Vi è poi Nizer, stimato avvocato e politicamente vicino a Roosevelt, che nel suo libro What to do with Germany (Ziff Davis Publishing co., 1944), centomila esemplari del quale furono distribuiti per ordine di Eisenhower (cfr.iol-scriptorium), a pagina 4 e 5 riprende pari pari il progetto di Kaufman sulla sterilizzazione. Stessi propositi, stessi numeri, stesse percentuali, stessi tempi.

Che dire poi di Morgenthau Jr.? Il signor ministro del tesoro, troppo impegnato a mettere il becco nelle decisioni degli altri ministeri per accorgersi di essere poco più di un passacarte di lusso nelle mani del suo assistente, rigorosamente ebreo come il ministro e quasi tutti i membri dello staff ministeriale, Harry Dexter White, poteva vantare poche doti, ad eccezione dell’amicizia che lo legava all’inquilino della Casa Bianca, per rivestire la carica che ricopriva. Ed il suo piano ne è la riprova: soppressione dell’industria pesante ed estrattiva tedesca, chiusura delle scuole superiori e delle università, smembramento della Germania e, dulcis in fundo, lavori forzati per tutti gli uomini validi.
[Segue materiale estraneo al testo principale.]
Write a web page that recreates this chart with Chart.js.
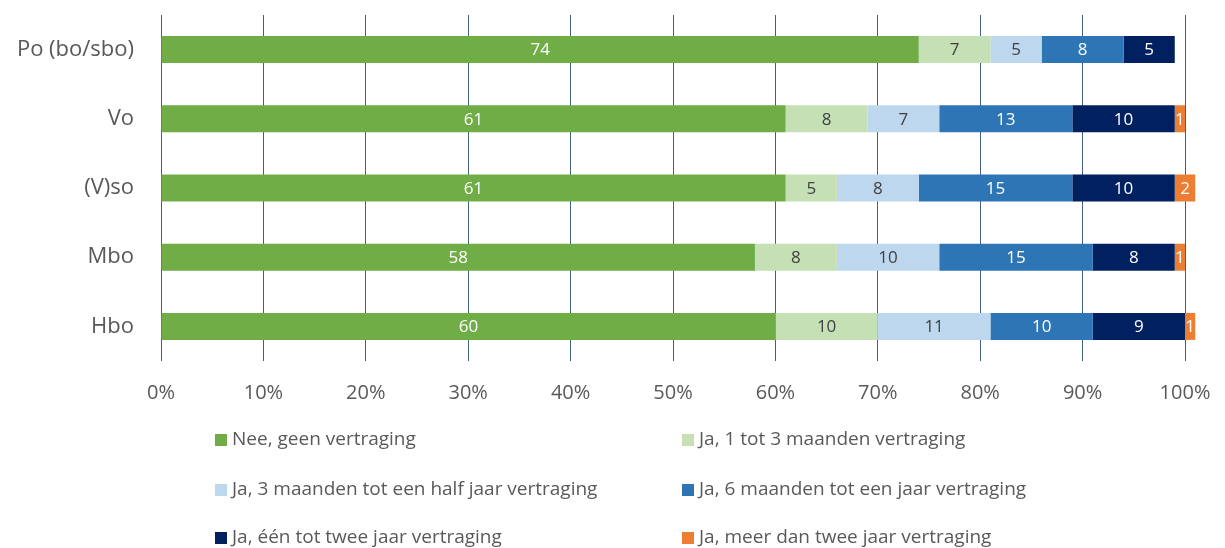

Sterilizzazione a parte, ci troviamo di fronte alle stesse ipotesi, alle stesse proposte, alla stessa delirante sete di vendetta, fattori che accomunano un emerito docente universitario, uno stimato avvocato ed un eminente uomo politico al cane sciolto Kaufman, abbandonato, tradito, rinnegato, per bassi interessi di bottega, ma parte integrante di quel meccanismo che se non ha sterilizzato i tedeschi ha comunque castrato la Germania...

(*) Alcuni fautori della “verità storica” (vedere a riguardo il sito Nizkor ed i news groups collegati) conferiscono una patente di neonazista militante a chi, per aver letto la brossura pubblicata in Germania negli anni ’40, che attribuiva a Kaufman i nomi di Theodor Nathan, o per averne semplicemente sentito parlare, si limita ad una pedissequa citazione, senza aver consultato, quasi fosse un crimine di lesa maestà, l’opera di Wolfgang Benz o la recensione di Time Magazine. Secondo questi puristi l’uso del nome Nathan è non solo intenzionale, ma scientemente utilizzato al fine di vieppiù evidenziare l’ebraicità di Kaufman, come se ve ne fosse bisogno.